Salatin seems to have found the secrets of sustainable agriculture. The shocker is that he doesn't want to be part of any national solution. He's an off-the-grid crank who hates the government, home-schooled his kids and declares to Pollan: "Why do we have to have a New York City? What good is it?" But Pollan, a nice-guy writer whose awe of Salatin is palpable, lets the farmer off lightly, saying that his provocative words "made me appreciate what a deep gulf of culture and experience separates me from Joel — and yet at the same time, what a sturdy bridge caring about food can sometimes provide."
If I have any caveats about "The Omnivore's Dilemma," it's Pollan's tendency to be too nice...
I read The Omnivore's Dilemma and found Joel Salatin to be a hero in it.  For good reason--because what he is doing is heroic.  That New York Times writer David Kamp read the same material and went out of its way to degenerate Mr. Salatin reveals the New York Times and Mr. Kamp's bias and hostility.  Mr. Salatin took a worn out Virginia farm and managed to convert it by organic farming practices and intensive hands on management into a productive profitable operation that not only benefited his family but the environment and the surrounding community.  These are the same principals that lefty hero Aldo Leopold promoted in A Sand County Almanac (which Mr.

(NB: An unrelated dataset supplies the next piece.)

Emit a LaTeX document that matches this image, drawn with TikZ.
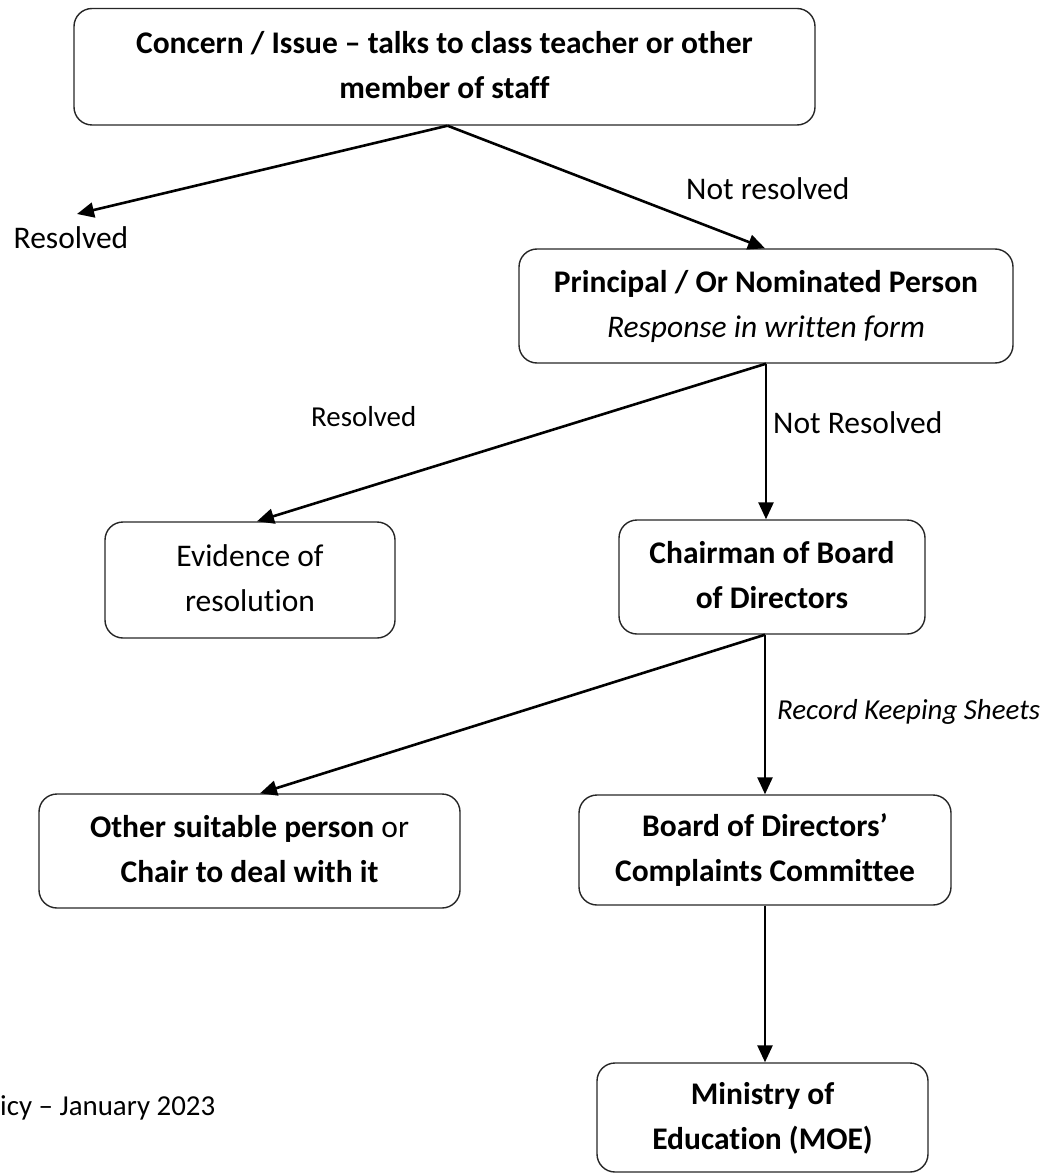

Salatin has on his book shelf). What is upsetting the New York Times is Mr. Salatin (through Mr. Pollan's book) explains how regulations by the Department of Agriculture are hindering family farms and farmers.  Leftists especially do not like that message in a book like The Omnivore's Dilemma, which is popular with the Whole Food/NPR crowd that is part of the Democratic Party base.  Mr. Pollan (to his credit) notes some of that lefty hostility and bias in the book (Pollan invites some friends to visit the farm and they are shocked the Salatin's have a Christian fish symbol on their home).  

Do the Democrats and Leftist care that they are destroying small farmers and hurting the environment?  Of course not, they only care about power.

1 comment:

  1. I'm a Democrat who hates Obama, gives to groups like FarmAid, and grew up partially on a farm. You can't pinhole all of us.